Step right up, night crawlers, and feast your bloodshot peepers on Rod Serling’s other brainchild — the one they didn’t show you at polite dinner parties. Night Gallery wasn’t here to teach you about moral dilemmas in neatly packaged black-and-white… this was Serling with a cigarette dangling from his lips, a stiff drink in his hand, and a wicked grin, saying, “Wanna see something really weird?”

The new DVD collection is like walking into your eccentric uncle’s attic — you’re never sure if you’ll find a dusty painting worth a fortune or a cursed artifact that’ll ruin your life before breakfast. The transfers? Not 4K sharp, but that’s the point. This is midnight-TV-in-1972 soft focus, the kind where the shadows have their own secrets.

What’s in the gallery? Oh, just Spielberg before he was Spielberg, Joan Crawford chewing scenery like it owed her money, and Vincent Price swanning around like he owned the joint. You’ll get Gothic revenge tales (The Cemetery), bittersweet nostalgia bombs (They’re Tearing Down Tim Riley’s Bar), and enough twist endings to make you question your own furniture.

The extras are a little thin, but honestly, you’re here for the vibes: Serling’s sardonic intros, the queasy lighting, the sound of thunder on a backlot. It’s comfort horror — a little camp, a little creepy, and entirely irresistible.

Bottom line: this isn’t just a DVD set, it’s a haunted time machine. Pop it in, dim the lights, and remember what it felt like to watch TV when the static between stations felt like it might be alive.
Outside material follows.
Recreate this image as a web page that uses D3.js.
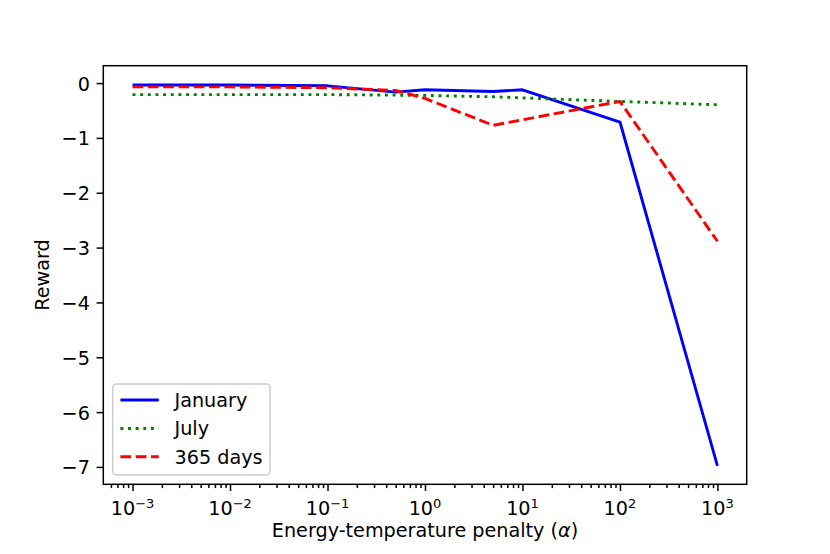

Bonus: Fake ’70s TV Guide–Style Episode Listings for The Night Gallery DVD Set

(Imagine this printed on yellowing newsprint between ads for shag carpeting and Chesterfield cigarettes.)


8:00 — The Night Gallery
Rod Serling opens the doors to his sinister salon of supernatural curiosities. Tonight’s works include:

“The Cemetery” — Greedy nephew Jeremy Evans (Roddy McDowall) inherits his uncle’s mansion… but the painting in the hallway keeps changing. By the time he notices the final brushstroke, it’s far too late. (30 min)

“They’re Tearing Down Tim Riley’s Bar” — A worn-down salesman (William Windom) faces the demolition of the one place that still holds his youth — and maybe the ghosts of friends long gone. A melancholy detour into Serling’s tender side. (30 min)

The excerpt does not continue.